:: AVAILABLE DATA ::
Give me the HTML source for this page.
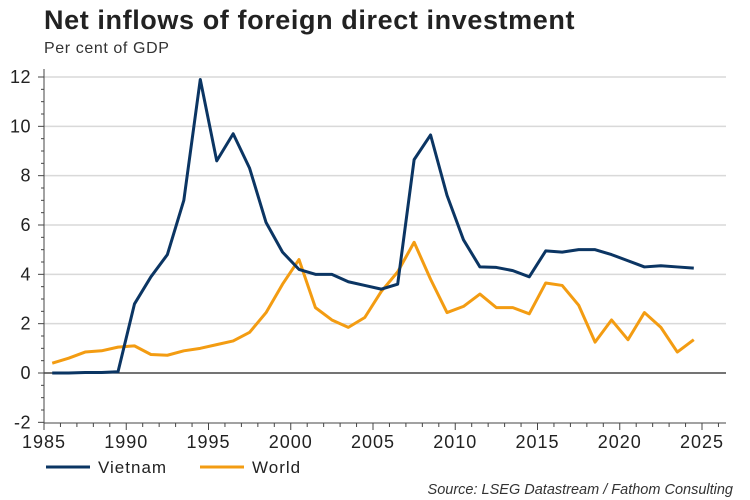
<!DOCTYPE html>
<html><head><meta charset="utf-8"><style>
body{margin:0;background:#fff;}
svg{display:block;font-family:"Liberation Sans",Arial,sans-serif;}
</style></head><body>
<svg id="c" width="750" height="500" viewBox="0 0 750 500">
<text x="44" y="29" font-size="27" font-weight="bold" letter-spacing="0.6" fill="#222">Net inflows of foreign direct investment</text>
<text x="44" y="53" font-size="16" letter-spacing="0.6" fill="#333">Per cent of GDP</text>
<g id="grid"></g><g id="axes"></g><g id="series"></g>
<g>
<line x1="46" y1="467" x2="90" y2="467" stroke="#0b3563" stroke-width="3"/>
<text x="98" y="473" font-size="17" letter-spacing="1" fill="#222">Vietnam</text>
<line x1="200" y1="467" x2="244" y2="467" stroke="#f39c12" stroke-width="3"/>
<text x="252" y="473" font-size="17" letter-spacing="1" fill="#222">World</text>
</g>
<text x="733" y="494" font-size="14.5" font-style="italic" fill="#333" text-anchor="end">Source: LSEG Datastream / Fathom Consulting</text>
</svg>
<script>
const years=[1985,1986,1987,1988,1989,1990,1991,1992,1993,1994,1995,1996,1997,1998,1999,2000,2001,2002,2003,2004,2005,2006,2007,2008,2009,2010,2011,2012,2013,2014,2015,2016,2017,2018,2019,2020,2021,2022,2023,2024];
const vietnam=[0,0,0.02,0.02,0.05,2.8,3.9,4.8,7.0,11.9,8.6,9.7,8.3,6.1,4.9,4.2,4.0,4.0,3.7,3.55,3.4,3.6,8.65,9.65,7.2,5.4,4.3,4.28,4.15,3.9,4.95,4.9,5.0,5.0,4.8,4.55,4.3,4.35,4.3,4.25];
const world=[0.4,0.6,0.85,0.9,1.05,1.1,0.75,0.72,0.9,1.0,1.15,1.3,1.65,2.45,3.6,4.6,2.65,2.15,1.85,2.25,3.3,4.1,5.3,3.8,2.45,2.7,3.2,2.65,2.65,2.4,3.65,3.55,2.75,1.25,2.15,1.35,2.45,1.85,0.85,1.35];
const yTicks=[-2,0,2,4,6,8,10,12];
const xTicks=[1985,1990,1995,2000,2005,2010,2015,2020,2025];
const L=44,R=726,T=77,B=423;
const x=v=>L+(v-1985)*(702-44)/40;
const y=v=>373-v*(373-77)/12;
const NS="http://www.w3.org/2000/svg";
function mk(p,t,a){const e=document.createElementNS(NS,t);for(const k in a)e.setAttribute(k,a[k]);document.getElementById(p).appendChild(e);return e;}
yTicks.forEach(v=>{
 if(v>0){const g=mk('grid','line',{x1:L,x2:R,y1:y(v),y2:y(v),stroke:'#d9d9d9','stroke-width':1.5});
 
 }
 const t=mk('axes','text',{x:31,y:y(v)+6,'font-size':18,'letter-spacing':0.5,fill:'#222','text-anchor':'end'});t.textContent=v;
 
 
});
for(let v=-2;v<=12;v+=0.5){mk('axes','line',{x1:L-(v%2===0?6:3),x2:L,y1:y(v),y2:y(v),stroke:'#444'});}
const z=mk('axes','line',{x1:L,x2:R,y1:y(0),y2:y(0),stroke:'#222','stroke-width':1.2});


mk('axes','line',{x1:L,x2:L,y1:T-8,y2:B,stroke:'#444'});
mk('axes','line',{x1:L,x2:R,y1:B,y2:B,stroke:'#444'});
for(let v=1985;v<=2026;v++){mk('axes','line',{x1:x(v),x2:x(v),y1:B,y2:B+(v%5===0?7:4),stroke:'#444'});}
xTicks.forEach(v=>{const t=mk('axes','text',{x:x(v),y:B+25,'font-size':18,'letter-spacing':1,fill:'#222','text-anchor':'middle'});t.textContent=v;
 
 });
function line(d,c,n){const p=mk('series','polyline',{points:d.map((v,i)=>x(years[i]+0.5)+','+y(v)).join(' '),fill:'none',stroke:c,'stroke-width':3,'stroke-linejoin':'round'});
 
 }
line(world,'#f39c12','world-line');
line(vietnam,'#0b3563','vietnam-line');
</script>
</body></html>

:: PROBLEM TO SOLVE ::
The data above should be repeated exactly, minus any pictures.

:: EXERCISE ANSWER ::
Give me the HTML source for this page.
<!DOCTYPE html>
<html><head><meta charset="utf-8"><style>
body{margin:0;background:#fff;}
svg{display:block;font-family:"Liberation Sans",Arial,sans-serif;}
</style></head><body>
<svg id="c" width="750" height="500" viewBox="0 0 750 500">
<text x="44" y="29" font-size="27" font-weight="bold" letter-spacing="0.6" fill="#222">Net inflows of foreign direct investment</text>
<text x="44" y="53" font-size="16" letter-spacing="0.6" fill="#333">Per cent of GDP</text>
<g id="grid"></g><g id="axes"></g><g id="series"></g>
<g>
<line x1="46" y1="467" x2="90" y2="467" stroke="#0b3563" stroke-width="3"/>
<text x="98" y="473" font-size="17" letter-spacing="1" fill="#222">Vietnam</text>
<line x1="200" y1="467" x2="244" y2="467" stroke="#f39c12" stroke-width="3"/>
<text x="252" y="473" font-size="17" letter-spacing="1" fill="#222">World</text>
</g>
<text x="733" y="494" font-size="14.5" font-style="italic" fill="#333" text-anchor="end">Source: LSEG Datastream / Fathom Consulting</text>
</svg>
<script>
const years=[1985,1986,1987,1988,1989,1990,1991,1992,1993,1994,1995,1996,1997,1998,1999,2000,2001,2002,2003,2004,2005,2006,2007,2008,2009,2010,2011,2012,2013,2014,2015,2016,2017,2018,2019,2020,2021,2022,2023,2024];
const vietnam=[0,0,0.02,0.02,0.05,2.8,3.9,4.8,7.0,11.9,8.6,9.7,8.3,6.1,4.9,4.2,4.0,4.0,3.7,3.55,3.4,3.6,8.65,9.65,7.2,5.4,4.3,4.28,4.15,3.9,4.95,4.9,5.0,5.0,4.8,4.55,4.3,4.35,4.3,4.25];
const world=[0.4,0.6,0.85,0.9,1.05,1.1,0.75,0.72,0.9,1.0,1.15,1.3,1.65,2.45,3.6,4.6,2.65,2.15,1.85,2.25,3.3,4.1,5.3,3.8,2.45,2.7,3.2,2.65,2.65,2.4,3.65,3.55,2.75,1.25,2.15,1.35,2.45,1.85,0.85,1.35];
const yTicks=[-2,0,2,4,6,8,10,12];
const xTicks=[1985,1990,1995,2000,2005,2010,2015,2020,2025];
const L=44,R=726,T=77,B=423;
const x=v=>L+(v-1985)*(702-44)/40;
const y=v=>373-v*(373-77)/12;
const NS="http://www.w3.org/2000/svg";
function mk(p,t,a){const e=document.createElementNS(NS,t);for(const k in a)e.setAttribute(k,a[k]);document.getElementById(p).appendChild(e);return e;}
yTicks.forEach(v=>{
 if(v>0){const g=mk('grid','line',{x1:L,x2:R,y1:y(v),y2:y(v),stroke:'#d9d9d9','stroke-width':1.5});
 
 }
 const t=mk('axes','text',{x:31,y:y(v)+6,'font-size':18,'letter-spacing':0.5,fill:'#222','text-anchor':'end'});t.textContent=v;
 
 
});
for(let v=-2;v<=12;v+=0.5){mk('axes','line',{x1:L-(v%2===0?6:3),x2:L,y1:y(v),y2:y(v),stroke:'#444'});}
const z=mk('axes','line',{x1:L,x2:R,y1:y(0),y2:y(0),stroke:'#222','stroke-width':1.2});


mk('axes','line',{x1:L,x2:L,y1:T-8,y2:B,stroke:'#444'});
mk('axes','line',{x1:L,x2:R,y1:B,y2:B,stroke:'#444'});
for(let v=1985;v<=2026;v++){mk('axes','line',{x1:x(v),x2:x(v),y1:B,y2:B+(v%5===0?7:4),stroke:'#444'});}
xTicks.forEach(v=>{const t=mk('axes','text',{x:x(v),y:B+25,'font-size':18,'letter-spacing':1,fill:'#222','text-anchor':'middle'});t.textContent=v;
 
 });
function line(d,c,n){const p=mk('series','polyline',{points:d.map((v,i)=>x(years[i]+0.5)+','+y(v)).join(' '),fill:'none',stroke:c,'stroke-width':3,'stroke-linejoin':'round'});
 
 }
line(world,'#f39c12','world-line');
line(vietnam,'#0b3563','vietnam-line');
</script>
</body></html>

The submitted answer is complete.